Burke Mountain · Established Family Pocket
If you have toured the newest Burke Mountain showhomes and felt like you wanted something with a little more lived-in character, Foothills is usually the development your REALTOR will point at next. Earlier-built phases. Mature streetscapes. Mixed builders. A more established neighbour profile. Here is a Burke Mountain resident's read on where Foothills sits on the David Avenue spine, who buys here, and how it compares with Partington Creek and Smiling Creek.
Burke Mountain · development pocket
Foothills is one of the earlier-built phases of upper Burke Mountain. The streetscapes have matured. The landscaping has had time to settle. The buyers who pick Foothills tend to be looking for established Burke character rather than the newest possible build — they want trees that have been there for a while, neighbours who have been there for a while, and the kind of street that feels lived-in rather than just-completed.
If you have toured Partington Creek or Smiling Creek and felt like you wanted something with a little more mature character, Foothills is usually the development your REALTOR will point at next.
Where Foothills sits on the Burke axis
On the Burke Mountain geographic axis — David Avenue at the bottom, Pinecone-Burke Provincial Park at the top, the closer-you-are-to-David-the-closer-you-are-to-amenities trade-off — Foothills sits in the lower-to-mid section of the climb. That means amenity access is genuinely close: Save On Foods, the Coquitlam Centre Mall, and the Evergreen SkyTrain at Coquitlam Central are all inside a short drive on most days.

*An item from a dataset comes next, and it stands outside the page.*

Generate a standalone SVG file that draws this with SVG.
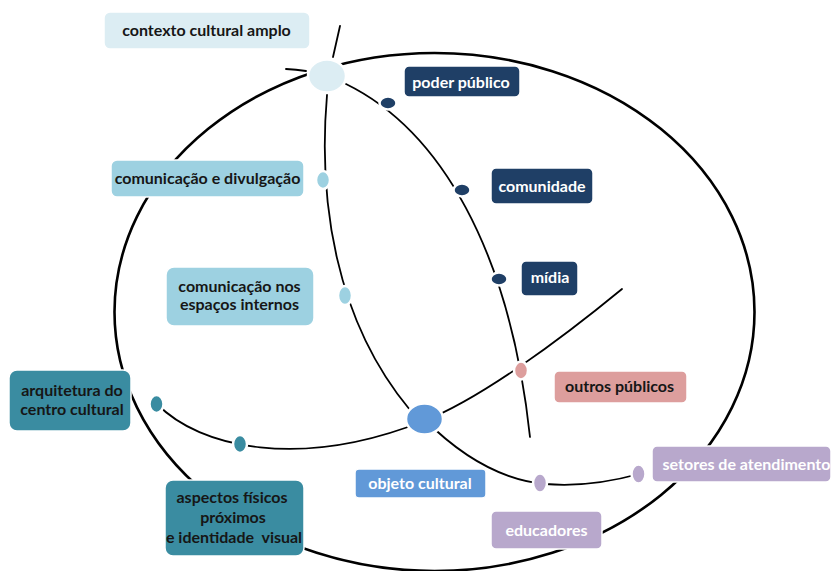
<svg xmlns="http://www.w3.org/2000/svg" width="832" height="571" viewBox="0 0 832 571">
<style>
.ln{fill:none;stroke:#000;stroke-width:1.8;stroke-linecap:round}
.big{fill:none;stroke:#000;stroke-width:2.6}
.dot{stroke:#fff;stroke-width:2.5}
.box{stroke:#fff;stroke-width:1.5}
.t{font-family:Lato,"Liberation Sans",sans-serif;font-weight:700;font-size:16px;text-anchor:middle}
.dk{fill:#161616}
.wh{fill:#fff}
</style>
<rect width="832" height="571" fill="#fff"/>
<g id="connectors">
<ellipse class="big" cx="434.5" cy="312" rx="320" ry="259"/>
<line class="ln" x1="340" y1="26" x2="333" y2="57"/>
<path class="ln" d="M286,69 Q296,69.5 306,71"/>
<path class="ln" d="M327,95 C318,200 335,320 410,410"/>
<path class="ln" d="M346,84 C440,130 510,250 530,437"/>
<path class="ln" d="M157,404 C200,448 300,470 424,421 C480,399 560,340 622,289"/>
<path class="ln" d="M424,419 C460,455 500,480 545,484 C580,487 610,482 639,474"/>
</g>
<g id="dots">
<ellipse class="dot" cx="327" cy="76" rx="19" ry="16.5" fill="#dcedf3"/>
<ellipse class="dot" cx="388" cy="103" rx="8.5" ry="6.5" fill="#1f3f66"/>
<ellipse class="dot" cx="462" cy="190" rx="8.5" ry="6.5" fill="#1f3f66"/>
<ellipse class="dot" cx="499" cy="279" rx="8.5" ry="6.5" fill="#1f3f66"/>
<ellipse class="dot" cx="323" cy="180" rx="7" ry="9" fill="#9dd1e1"/>
<ellipse class="dot" cx="345" cy="295.5" rx="7" ry="9.5" fill="#9dd1e1"/>
<ellipse class="dot" cx="156.5" cy="404" rx="7" ry="9" fill="#3a8ca1"/>
<ellipse class="dot" cx="240" cy="444" rx="7" ry="9" fill="#3a8ca1"/>
<ellipse class="dot" cx="521" cy="370.5" rx="7" ry="9" fill="#dd9e9d"/>
<ellipse class="dot" cx="424.5" cy="419" rx="18.5" ry="15.5" fill="#6199d8"/>
<ellipse class="dot" cx="540" cy="483" rx="7" ry="9.5" fill="#b8a8cc"/>
<ellipse class="dot" cx="638.5" cy="474" rx="7" ry="9.5" fill="#b8a8cc"/>
</g>
<g id="n-contexto">
<rect class="box" x="104" y="12" width="206" height="37" rx="6" fill="#dcedf3"/>
<text class="t dk" x="206.5" y="36">contexto cultural amplo</text>
</g>
<g id="n-poder">
<rect class="box" x="404" y="66" width="116" height="31" rx="5" fill="#1f3f66"/>
<text class="t wh" x="461" y="88">poder público</text>
</g>
<g id="n-comunidade">
<rect class="box" x="491" y="168" width="102" height="36" rx="5" fill="#1f3f66"/>
<text class="t wh" x="542" y="192">comunidade</text>
</g>
<g id="n-midia">
<rect class="box" x="521" y="261" width="57" height="35" rx="5" fill="#1f3f66"/>
<text class="t wh" x="550" y="283">mídia</text>
</g>
<g id="n-divulgacao">
<rect class="box" x="111" y="160" width="193" height="37" rx="6" fill="#9dd1e1"/>
<text class="t dk" x="207.5" y="184">comunicação e divulgação</text>
</g>
<g id="n-espacos">
<rect class="box" x="166" y="267" width="148" height="59" rx="8" fill="#9dd1e1"/>
<text class="t dk" x="239.5" y="292">comunicação nos</text>
<text class="t dk" x="239.5" y="310">espaços internos</text>
</g>
<g id="n-arquitetura">
<rect class="box" x="9" y="370" width="122" height="61" rx="8" fill="#3a8ca1"/>
<text class="t dk" x="72" y="396">arquitetura do</text>
<text class="t dk" x="72" y="415">centro cultural</text>
</g>
<g id="n-aspectos">
<rect class="box" x="165" y="480" width="139" height="76" rx="8" fill="#3a8ca1"/>
<text class="t dk" x="232" y="503">aspectos físicos</text>
<text class="t dk" x="233" y="523">próximos</text>
<text class="t dk" x="234" y="543" xml:space="preserve">e identidade  visual</text>
</g>
<g id="n-objeto">
<rect class="box" x="355" y="469" width="131" height="29" rx="4" fill="#6199d8"/>
<text class="t wh" x="420" y="489">objeto cultural</text>
</g>
<g id="n-outros">
<rect class="box" x="554" y="371" width="133" height="32" rx="5" fill="#dd9e9d"/>
<text class="t dk" x="619.5" y="392">outros públicos</text>
</g>
<g id="n-setores">
<rect class="box" x="652" y="446" width="179" height="36" rx="5" fill="#b8a8cc"/>
<text class="t wh" x="746.5" y="470">setores de atendimento</text>
</g>
<g id="n-educadores">
<rect class="box" x="491" y="511" width="111" height="38" rx="5" fill="#b8a8cc"/>
<text class="t wh" x="546.5" y="536">educadores</text>
</g>
</svg>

The trade-off Foothills makes against the upper-Burke developments is trail-access proximity. Lots in Foothills are typically not back-yard-adjacent to the Pinecone-Burke trail system the way some Partington and upper-Burke lots are. Trail access is still close — it is Burke, after all — but the walk is longer.
Build character
Foothills was built across multiple phases by multiple builders over a longer span of years than the more recently-completed Burke developments. That has consequences. Build quality varies more lot-to-lot than in single-master-developer pockets. Floor plans differ. Finish-level standards moved with the eras the lots were completed in. The result is a streetscape where each home has its own character — which is appealing to buyers who do not want a development where every fourth house is the same plan reversed.
For buyers, that means doing real homework on the specific lot. The depreciation report (where applicable), the inspection, the disclosure of recent repairs, and the kind of careful walk-through a Burke Mountain resident agent can run with you matter more in Foothills than in a single-master-builder pocket. The upside is that the right Foothills lot can be a meaningfully better value than equivalent square footage in a newer phase.
The honest comparison
Pick Foothills if
Mature trees, lived-in streetscape, closer to David Avenue services. You will trade some build-quality consistency for that character — and you will reward the homework with a better value per square foot in many cases.
Pick Partington if
Newer build, more uniform finish standards, back-yard-adjacent trail access on many lots. The trade-off is a slightly longer drive to amenities and a less mature streetscape.
Pick Smiling Creek if
The elementary school is named for the development and is right there. For families with young kids and a long school runway, this is the cleanest answer.